Markuz Wernli Saito cannot come to the phone when I call him as arranged in Kyoto.
When we speak later, he is full of apologies: “I was shooting for the exhibition ‘Peace Works’ that opens on Nov. 11 at the Kyoto Convention Center in Sangyo Daigaku. It then moves to International Community House on Dec. 6, also in Kyoto.”
Markuz has been using his wife, Yuka, as a model for an image that involved white hands, white feathers and a lot of flour flying around the set. “I’ll wait to see the pictures to decide whether it worked or not. It’s not easy to photograph peace.”
Markuz was brought to my attention several months ago when a friend in London got in touch to say that she had a very interesting Japan-based Swiss artist staying in her house, and perhaps I might like to talk to him. Thank you, Patsy.
It took until this week to link up with the man himself, because — as a visual artist interested in projects in which audiences can actively participate in the creative process — he was all over the place: Europe, the States, then back here.
As an interdisciplinary artist, Markus is fascinated by the dialectic of humans and their environment. “I try to help viewers and participants discard preconceptions, revisit the way we see, and turn the ordinary and everyday in- to communal experiences.”
Having grown up amid the bubbling sulfur springs of the famed Swiss spa village of Baden, Markus wonders if it is any coincidence that as a photographer and designer he find himself focusing his camera on the steamy world of the Japanese “sento.”
“What paths guided me to live in a tiny house next to Ginkakuji, Kyoto’s Silver Temple? And how did my 36 photographs of a Japanese sento come to be featured at the Noodle Gallery, a small but prestigious venue on the fringes of San Francisco’s Chinatown? It all links up, but life is mysterious, don’t you think?”
Born into a working-class family where “art was a fairly outlandish thing,” Markuz earned a bachelor’s degree in jewelry design, did a stint of mandatory military service in Switzerland and went back to art school in Zurich, where he earned a master’s in graphic design.
Since then, his career has led him to Camden, N.J., where he worked on a social internship with a Lutheran parish in an impoverished inner city; to Armenia to help build up a network of youth groups; and later to San Francisco, attracted by the boom of the Internet and new media, where he worked for several startups as a designer.
Five years later, he found himself in a corporate ad agency environment and very unhappy. “I came to Japan on a three-week trip in 2001 and found it so exciting. Back in San Francisco, taking Japanese lessons, I realized I had no option but to make a leap of faith. All the signs were pointing here.” He met Yuka, a pharmacist, just three weeks after returning to Kyoto.

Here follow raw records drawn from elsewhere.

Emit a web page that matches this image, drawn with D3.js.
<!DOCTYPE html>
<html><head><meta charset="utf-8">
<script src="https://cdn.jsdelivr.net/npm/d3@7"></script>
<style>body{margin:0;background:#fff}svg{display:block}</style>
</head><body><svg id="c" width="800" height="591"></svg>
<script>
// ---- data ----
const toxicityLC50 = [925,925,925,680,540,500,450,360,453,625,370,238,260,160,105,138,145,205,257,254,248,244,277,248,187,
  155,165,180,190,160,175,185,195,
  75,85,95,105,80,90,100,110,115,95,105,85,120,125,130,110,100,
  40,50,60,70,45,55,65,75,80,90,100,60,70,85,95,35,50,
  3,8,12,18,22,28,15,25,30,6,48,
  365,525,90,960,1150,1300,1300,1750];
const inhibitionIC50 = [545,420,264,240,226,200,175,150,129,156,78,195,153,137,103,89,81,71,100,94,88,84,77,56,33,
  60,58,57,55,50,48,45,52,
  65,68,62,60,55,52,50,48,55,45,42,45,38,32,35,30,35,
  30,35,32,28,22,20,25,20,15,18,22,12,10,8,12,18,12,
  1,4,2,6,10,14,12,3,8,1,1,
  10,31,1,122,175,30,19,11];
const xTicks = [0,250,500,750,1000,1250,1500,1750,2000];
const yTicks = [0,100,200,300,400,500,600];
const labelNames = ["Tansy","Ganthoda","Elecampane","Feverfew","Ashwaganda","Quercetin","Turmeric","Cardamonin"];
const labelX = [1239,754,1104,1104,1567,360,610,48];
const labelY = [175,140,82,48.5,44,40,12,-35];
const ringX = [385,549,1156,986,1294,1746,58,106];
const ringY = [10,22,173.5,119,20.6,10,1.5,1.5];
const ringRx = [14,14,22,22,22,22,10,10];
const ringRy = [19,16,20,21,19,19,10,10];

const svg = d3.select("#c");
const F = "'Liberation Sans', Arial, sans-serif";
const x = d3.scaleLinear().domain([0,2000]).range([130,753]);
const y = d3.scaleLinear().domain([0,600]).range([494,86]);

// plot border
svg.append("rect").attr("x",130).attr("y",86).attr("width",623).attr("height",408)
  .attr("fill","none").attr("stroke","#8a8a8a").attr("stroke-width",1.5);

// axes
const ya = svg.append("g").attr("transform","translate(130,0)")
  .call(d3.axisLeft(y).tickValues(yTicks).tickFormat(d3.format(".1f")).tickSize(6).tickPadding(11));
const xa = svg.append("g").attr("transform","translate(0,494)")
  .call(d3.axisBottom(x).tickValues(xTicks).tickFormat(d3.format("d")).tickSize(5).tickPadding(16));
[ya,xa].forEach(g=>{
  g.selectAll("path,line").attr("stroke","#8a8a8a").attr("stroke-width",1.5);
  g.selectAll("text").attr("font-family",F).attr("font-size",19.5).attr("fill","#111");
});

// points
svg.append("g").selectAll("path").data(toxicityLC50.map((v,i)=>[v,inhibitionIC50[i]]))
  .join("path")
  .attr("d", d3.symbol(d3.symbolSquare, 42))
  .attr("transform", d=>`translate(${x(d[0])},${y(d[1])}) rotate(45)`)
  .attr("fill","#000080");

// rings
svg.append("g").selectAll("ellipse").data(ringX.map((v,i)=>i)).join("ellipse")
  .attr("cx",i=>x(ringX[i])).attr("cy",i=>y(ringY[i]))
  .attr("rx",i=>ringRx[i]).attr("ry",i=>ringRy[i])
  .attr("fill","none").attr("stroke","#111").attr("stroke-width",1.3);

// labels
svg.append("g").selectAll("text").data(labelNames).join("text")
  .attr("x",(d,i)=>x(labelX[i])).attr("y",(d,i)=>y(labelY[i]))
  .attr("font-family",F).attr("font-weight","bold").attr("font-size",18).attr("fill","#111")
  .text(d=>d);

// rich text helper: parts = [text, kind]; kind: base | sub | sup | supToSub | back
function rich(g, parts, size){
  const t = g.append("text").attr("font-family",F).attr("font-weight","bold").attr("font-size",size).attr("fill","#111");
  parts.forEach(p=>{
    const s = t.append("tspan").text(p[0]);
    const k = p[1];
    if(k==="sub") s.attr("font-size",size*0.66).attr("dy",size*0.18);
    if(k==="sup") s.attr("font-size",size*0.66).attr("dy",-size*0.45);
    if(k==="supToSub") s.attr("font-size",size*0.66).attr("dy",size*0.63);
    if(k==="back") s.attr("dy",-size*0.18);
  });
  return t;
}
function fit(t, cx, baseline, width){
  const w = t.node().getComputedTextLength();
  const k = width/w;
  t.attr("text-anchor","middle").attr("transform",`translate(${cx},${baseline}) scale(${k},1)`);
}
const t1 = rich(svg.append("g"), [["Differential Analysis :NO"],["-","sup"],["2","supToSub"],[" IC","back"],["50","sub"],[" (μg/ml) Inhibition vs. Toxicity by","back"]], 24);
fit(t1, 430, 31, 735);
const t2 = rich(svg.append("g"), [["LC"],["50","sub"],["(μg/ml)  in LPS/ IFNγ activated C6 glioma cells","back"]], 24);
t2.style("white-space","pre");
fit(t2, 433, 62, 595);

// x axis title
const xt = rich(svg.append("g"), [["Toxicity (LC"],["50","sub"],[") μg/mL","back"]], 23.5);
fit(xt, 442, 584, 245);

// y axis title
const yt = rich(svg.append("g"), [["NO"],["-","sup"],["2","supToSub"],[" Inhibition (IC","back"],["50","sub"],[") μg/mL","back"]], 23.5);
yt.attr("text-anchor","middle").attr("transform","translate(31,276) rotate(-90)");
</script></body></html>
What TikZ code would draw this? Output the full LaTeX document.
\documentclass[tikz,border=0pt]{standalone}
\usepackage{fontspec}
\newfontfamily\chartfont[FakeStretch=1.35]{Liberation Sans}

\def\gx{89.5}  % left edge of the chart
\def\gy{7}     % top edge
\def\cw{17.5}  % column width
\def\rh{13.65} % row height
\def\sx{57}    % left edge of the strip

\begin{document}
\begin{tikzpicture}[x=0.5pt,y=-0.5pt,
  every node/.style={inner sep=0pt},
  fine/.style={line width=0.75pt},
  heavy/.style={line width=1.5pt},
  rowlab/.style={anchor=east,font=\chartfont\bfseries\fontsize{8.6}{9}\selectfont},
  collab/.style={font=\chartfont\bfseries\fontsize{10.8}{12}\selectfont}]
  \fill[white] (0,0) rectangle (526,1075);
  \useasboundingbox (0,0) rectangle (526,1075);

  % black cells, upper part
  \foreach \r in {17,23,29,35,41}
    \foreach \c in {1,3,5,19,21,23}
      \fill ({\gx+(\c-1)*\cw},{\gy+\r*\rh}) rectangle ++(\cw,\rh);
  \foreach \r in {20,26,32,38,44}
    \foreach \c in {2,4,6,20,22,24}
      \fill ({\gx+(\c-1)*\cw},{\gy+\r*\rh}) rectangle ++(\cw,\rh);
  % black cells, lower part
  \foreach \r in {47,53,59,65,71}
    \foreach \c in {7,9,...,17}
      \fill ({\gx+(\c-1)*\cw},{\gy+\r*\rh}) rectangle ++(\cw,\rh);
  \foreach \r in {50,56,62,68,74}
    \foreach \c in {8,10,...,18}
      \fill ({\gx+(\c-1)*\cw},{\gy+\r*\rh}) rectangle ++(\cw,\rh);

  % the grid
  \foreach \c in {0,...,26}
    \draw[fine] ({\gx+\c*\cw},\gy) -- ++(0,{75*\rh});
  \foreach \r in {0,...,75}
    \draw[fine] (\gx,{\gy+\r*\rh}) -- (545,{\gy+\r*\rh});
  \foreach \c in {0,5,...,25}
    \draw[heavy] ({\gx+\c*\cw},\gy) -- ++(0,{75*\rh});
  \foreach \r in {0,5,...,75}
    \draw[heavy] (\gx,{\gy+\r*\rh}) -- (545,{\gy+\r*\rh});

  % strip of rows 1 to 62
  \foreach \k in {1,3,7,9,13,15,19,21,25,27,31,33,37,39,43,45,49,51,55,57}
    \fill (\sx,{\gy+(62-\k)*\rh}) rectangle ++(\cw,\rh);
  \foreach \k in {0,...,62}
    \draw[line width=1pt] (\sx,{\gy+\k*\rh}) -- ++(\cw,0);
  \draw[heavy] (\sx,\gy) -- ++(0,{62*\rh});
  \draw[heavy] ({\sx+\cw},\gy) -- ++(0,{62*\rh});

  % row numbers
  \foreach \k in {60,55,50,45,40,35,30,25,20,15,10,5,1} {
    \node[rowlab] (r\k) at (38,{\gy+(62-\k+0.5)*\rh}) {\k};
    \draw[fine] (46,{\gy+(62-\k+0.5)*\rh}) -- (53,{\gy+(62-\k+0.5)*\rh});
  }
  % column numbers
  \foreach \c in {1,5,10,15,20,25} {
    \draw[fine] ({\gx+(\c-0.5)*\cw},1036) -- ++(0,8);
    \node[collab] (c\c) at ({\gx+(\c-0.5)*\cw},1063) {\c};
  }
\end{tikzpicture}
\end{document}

Since then he has been “unbelievably busy.” There is so much stimulation here, he adds: “As a visual person in Japan, filled with curiosity, I seek to break the barrier between art and life.”
One photographic project focused on Chinese cigarette packages, resulting in two exhibitions and the inclusion of some of his pictures in “Smoke: A Global History of Smoking,” published by the U.K.’s Reaktion Books. Another project documented the Kamogawa River as Kyoto’s social hub. A series of these pictures appeared in the August edition of Kansai Time Out.
He has a close relationship also with Kyoto Journal, which regularly publishes his work. And if you pick up a postcard at the Kamibashi Paper Store from a series called “Kyoto Moments,” this too can be attributed to his time and energy.
“More recently I’ve been piling up stones and leaving notes and pictures beside the Philosopher’s Path, which is near my house. I hope they inspire walkers to notice and participate. . . . It’s just one way I try to bring art into everyday life.”
What was he doing in London in the summer? “Giving a talk at the Regent Street Apple Store about my book on Shigemori Mirei, who was a disputed garden designer last century. Traditional Japanese gardeners didn’t like him at all. But I see his work from a visual rather than a historic perspective.”
He gave a similar talk in the Apple Store in San Francisco back in May. A group called Design Matters meets monthly at the Osaka Apple Store, to discuss how to raise public awareness about design in general. “This where the idea to promote my book — published by Stone Bridge Press in California — was born.”
While Markuz continues to build up an impressive design portfolio, exhibiting abroad and winning any number of international awards, it’s interesting that in Japan his projects are so much more local based.
Lecturing at Kyoto Zokkei University of Art and Design, he finds time, however, for postgraduate research at TransArt Institute (Danube University, Vienna), investigating how relationships and participation are produced though participatory and experiential forms of art in the public domain. “I’d very much like to teach more.”
Markus does not like the word “artist” very much. He thinks it loaded and off-putting, choosing rather to connect with people at a more mundane human level.
“My photography helps me to record and share the small daily wonders and insignificant visual sensations that I am privileged to witness — the precious, short moments when life suddenly comes to a halt. I am intrigued by rediscovering what seems ordinary or what we simply take for granted.”